オタクにとって「推し」とは何か

アイドルオタクは「自分の好きな/応援しているアイドル(またはアイドルグループのメンバー)」を指して「自分はあの娘を推している」と意思表示をする。それは「推しメン」あるいは「推し」と称されることが多い。例えば僕は「奥津マリリ推し」だし「フィロソフィーのダンス推し」だし、または「BiSHアイナ・ジ・エンド推し」でもある。
「○○を応援している状態」を簡潔に表す言葉だ。

二次元のアニメやゲームのキャラクターに対しての好意的な表現は、もはやほとんど死語だが「萌え」と言われた。
オタクは自らをオタクと称するとき、オタク趣味ではない人を「一般人」と指す。「一般人」と自分たちオタクは違う(相手は同好の士ではない)という認識を持っているから、あちらとこちらを分別をする。
そのためにジャーゴン(同じグループの間でしか通じない言葉)を使うのは、とても分かりやすい分別の方法だ。
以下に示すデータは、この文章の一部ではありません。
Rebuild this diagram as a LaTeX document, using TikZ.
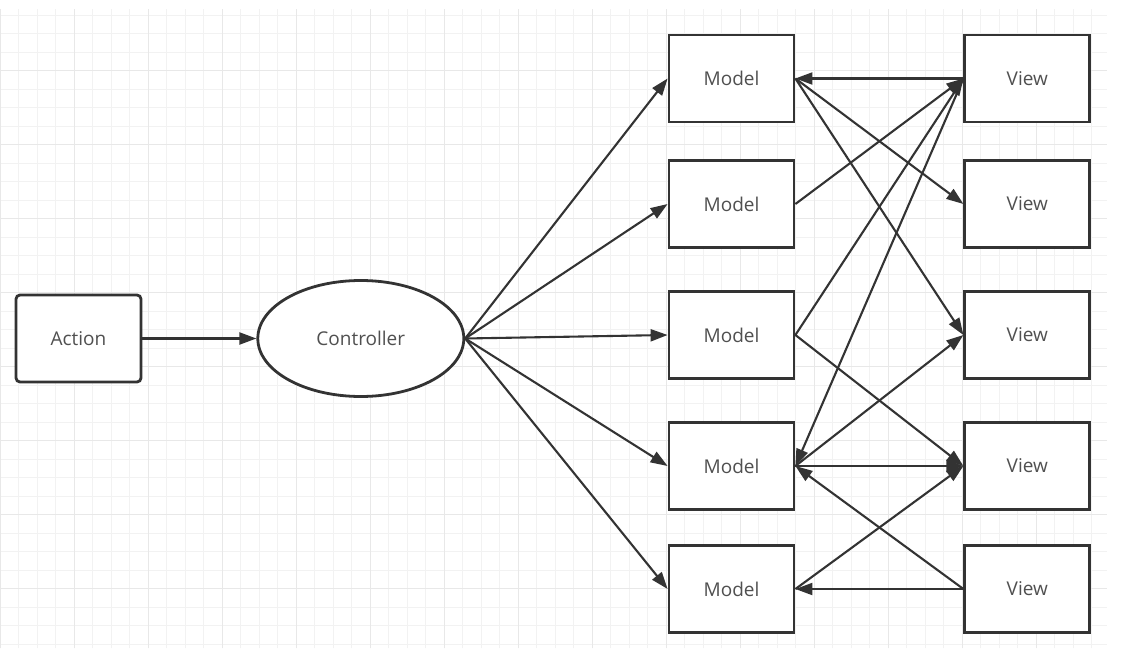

ところが言葉とは曖昧で、使う人によって意味が増えて(あるいは元々の意味を失って別の意味を持つ)ようになる。
ということを、吉本隆明「悪人正気」を読んだときにわかった。
「カリスマ」は今や「カリスマ主婦」「カリスマ美容師」に代表されるように「1つ抜きん出ている人」を指す言葉としてカジュアルに使われているが、元々は思想家など特定の人物においてのみ使われる言葉だった。それが戦後、使用される領域が広がったということを吉本隆明は言っていた。

それは「推し」というアイドルオタク由来の言葉をアニメやマンガの好きなキャラを「推し」と呼ぶように、このところなっていると気づいた。
目くじらたてるほどではないと分かっていても、なんとも言えない違和感がある。